Asia oil/products: Crude slides further, boosts distillate cracks
Quantum Commodity Intelligence - Middle East crude prices retreated further Wednesday to catch up with the steep Brent losses in the previous session, while distillate and marine fuel refining margins continued to rebound amid the crude selloff.
Dubai cash for September delivery was assessed at $98.45/b for 13 July (1630 Singapore time), down $3.65/b from Tuesday's Singapore close, while DME Oman futures for the Sept22 contract were down $3.38 at $98.95/b.
Spot premiums for flagship grades were also seen easing, with Upper Zakum and Oman seen at around $8.70/b versus the underlying swap, down around $1/b since last Friday, primarily on the narrower M1/M3 backwardation.
Asian demand is expected to hold up as refiners build inventories for the peak winter period, particularly gasoil, which could see a further pull from the power sector amid soaring coal and LNG prices.
ICE Brent futures for Sep22 were assessed at $100.50/b on the Singapore 1630 close, down $4.12/b from Tuesday's Asian close. The September Brent/Dubai cash spread narrowed nearly $0.50/b to $2.05/b, while the September Brent/Dubai EFS was down by $1/b at $10.76/b.
Products
Naphtha cash markets continued to see only Glencore looking for cargoes and finding no sell-side interest on Wednesday, bidding up as high as $783/mt CFR Japan for shipment 1H September. On the outright, the flat price was assessed down $20/mt at $783/mt, with the spot crack to Brent back up $10.27/mt at +$56.52/mt.

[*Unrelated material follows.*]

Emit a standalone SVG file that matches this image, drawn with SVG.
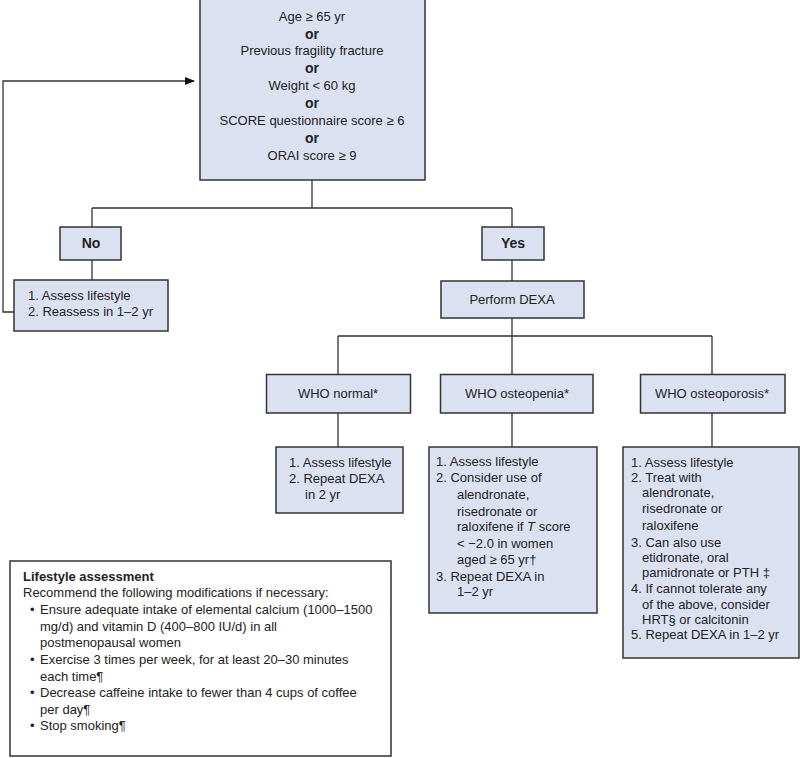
<svg xmlns="http://www.w3.org/2000/svg" width="800" height="758" viewBox="0 0 800 758">
<defs>
<marker id="arr" markerWidth="10" markerHeight="8" refX="9" refY="4" orient="auto" markerUnits="userSpaceOnUse">
<path d="M0,0 L10,4 L0,8 Z" fill="#111"/>
</marker>
<style>
.box{fill:#dce1f2;stroke:#333;stroke-width:1.5}
.wbox{fill:#fff;stroke:#333;stroke-width:1.5}
.ln{fill:none;stroke:#333;stroke-width:1.3}
text{font-family:"Liberation Sans",Arial,sans-serif;font-size:13px;fill:#222}
.c{text-anchor:middle}
.b{font-weight:bold;font-size:14px}
</style>
</defs>
<rect width="800" height="758" fill="#fff"/>
<g id="connectors">
<path class="ln" d="M312,180 V208 M92,208 H512 M92,208 V227 M512,208 V227 M92,260 V280 M512,260 V281 M512,318 V374 M338,336 H712 M338,336 V374 M712,336 V374 M338,413 V447 M512,413 V447 M712,413 V447"/>
<path class="ln" d="M14,312 H3 V81 H194" stroke="#111" marker-end="url(#arr)"/>
</g>
<g id="criteria">
<rect class="box" x="200" y="-1" width="225" height="181"/>
<text class="c" x="312" y="20.5">Age ≥ 65 yr</text>
<text class="c b" x="312" y="38.5">or</text>
<text class="c" x="312" y="55">Previous fragility fracture</text>
<text class="c b" x="312" y="73">or</text>
<text class="c" x="312" y="90">Weight &lt; 60 kg</text>
<text class="c b" x="312" y="108">or</text>
<text class="c" x="312" y="125">SCORE questionnaire score ≥ 6</text>
<text class="c b" x="312" y="143">or</text>
<text class="c" x="312" y="160">ORAI score ≥ 9</text>
</g>
<g id="no">
<rect class="box" x="60" y="227" width="61" height="33"/>
<text class="c b" x="91" y="248">No</text>
</g>
<g id="no-action">
<rect class="box" x="14" y="280" width="154" height="51"/>
<text x="28" y="300">1. Assess lifestyle</text>
<text x="28" y="316">2. Reassess in 1–2 yr</text>
</g>
<g id="yes">
<rect class="box" x="482" y="227" width="62" height="33"/>
<text class="c b" x="513" y="248">Yes</text>
</g>
<g id="dexa">
<rect class="box" x="441" y="281" width="143" height="37"/>
<text class="c" x="512" y="304">Perform DEXA</text>
</g>
<g id="who-normal">
<rect class="box" x="266.5" y="374.5" width="144" height="38.5"/>
<text class="c" x="338" y="398">WHO normal*</text>
</g>
<g id="who-osteopenia">
<rect class="box" x="440.5" y="374.5" width="152.5" height="38.5"/>
<text class="c" x="517" y="398">WHO osteopenia*</text>
</g>
<g id="who-osteoporosis">
<rect class="box" x="640.5" y="374.5" width="144.5" height="38.5"/>
<text class="c" x="712" y="398">WHO osteoporosis*</text>
</g>
<g id="normal-action">
<rect class="box" x="276" y="447" width="127" height="66"/>
<text x="289" y="467">1. Assess lifestyle</text>
<text x="289" y="483">2. Repeat DEXA</text>
<text x="305" y="499">in 2 yr</text>
</g>
<g id="osteopenia-action">
<rect class="box" x="429" y="447" width="168" height="166"/>
<text x="436" y="466">1. Assess lifestyle</text>
<text x="436" y="482">2. Consider use of</text>
<text x="457" y="499">alendronate,</text>
<text x="457" y="516">risedronate or</text>
<text x="457" y="531">raloxifene if <tspan font-style="italic">T</tspan> score</text>
<text x="457" y="548">&lt; −2.0 in women</text>
<text x="457" y="564">aged ≥ 65 yr†</text>
<text x="436" y="581">3. Repeat DEXA in</text>
<text x="457" y="596">1–2 yr</text>
</g>
<g id="osteoporosis-action">
<rect class="box" x="623" y="447" width="176" height="211"/>
<text x="631" y="467">1. Assess lifestyle</text>
<text x="631" y="482">2. Treat with</text>
<text x="642" y="497">alendronate,</text>
<text x="642" y="513">risedronate or</text>
<text x="642" y="530">raloxifene</text>
<text x="631" y="547">3. Can also use</text>
<text x="642" y="562">etidronate, oral</text>
<text x="642" y="577">pamidronate or PTH ‡</text>
<text x="631" y="593">4. If cannot tolerate any</text>
<text x="642" y="609">of the above, consider</text>
<text x="642" y="624">HRT§ or calcitonin</text>
<text x="631" y="639">5. Repeat DEXA in 1–2 yr</text>
</g>
<g id="lifestyle">
<rect class="wbox" x="10" y="561" width="381" height="195"/>
<text x="23" y="581" font-weight="bold">Lifestyle assessment</text>
<text x="23" y="597">Recommend the following modifications if necessary:</text>
<text x="30" y="614">•</text>
<text x="40" y="614">Ensure adequate intake of elemental calcium (1000–1500</text>
<text x="40" y="631">mg/d) and vitamin D (400–800 IU/d) in all</text>
<text x="40" y="647">postmenopausal women</text>
<text x="30" y="664">•</text>
<text x="40" y="664">Exercise 3 times per week, for at least 20–30 minutes</text>
<text x="40" y="681">each time¶</text>
<text x="30" y="697">•</text>
<text x="40" y="697">Decrease caffeine intake to fewer than 4 cups of coffee</text>
<text x="40" y="714">per day¶</text>
<text x="30" y="730">•</text>
<text x="40" y="730">Stop smoking¶</text>
</g>
</svg>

In the gasoline cash market, Unipec booked a 92 RON cargo for loading at the front of the window from PTT at the equivalent of $112.70/b, while Vitol bought another for mid-window loading at around $112.30/b. That weighed heavily on the cash assessment as a build in US stocks data overnight was joined by figures from Fujairah, which showed light end stocks up 7% last week to a four-week high of 6.2 million barrels. Quantum assessed 92 RON down $5.48/b at $112.33/b, with the spot crack to Brent down another $1.35/b at +$13.22/b.
Jet paper remains active in the Asian jet market, but physical continued to drive scant interest from the market. With the cash differential steady just above flat to the curve, moves in swaps left Quantum's cash differential $1.09/b lower day-on-day at $136.82/b. The crack was buoyant compared to Tuesday's big selloff in crude, continuing its recent volatility as it jumped $3.04/b to +$37.71/b.
Diesel saw an offer in the 10ppm market from Trafigura at the front end of the cash market and from BP at the back end of the window weighed on the physical differential, talking $0.47/b off Quantum's assessment to $3/b FOB Singapore. The flat price fell $0.76/b from Tuesday to $148.08/b, but the spot crack to Brent bounced – jumping $3.37/b to a one-week high of +$48.97/b. An aggressive offer from PetroChina in the 500ppm market increased its discount to 10ppm. In Fujairah, stocks data showed middle distillate stocks easing off one-year highs, recording a 3% drop last week to 3.7 million barrels.
Marine fuel 0.5% sulfur refining margins continued to rise on Wednesday, narrowing the discount to distillates as persistently tight regional supply makes the economics of producing the low sulfur fuel increasingly attractive. Cash markets saw a wide bid-ask spread, but interest on the buy-side from Gunvor managed to lift the physical differential assessment by $8/mt to almost $82/mt FOB Singapore. The outright was priced $9.75/mt lower at $893/mt, with the spot crack to Brent back up $2.72/b at +$30.31/b.
High sulfur fuel oil saw only offers in the cash market, which left physical assessments unchanged and resulted in the 380 CST flat price marked down $34/mt from Tuesday at $437/mt. That further drop came despite data from the Middle East bunkering hub of Fujairah showing a 4% drop in stocks to 12.1 million barrels last week, with available volumes easing off from a one-year high.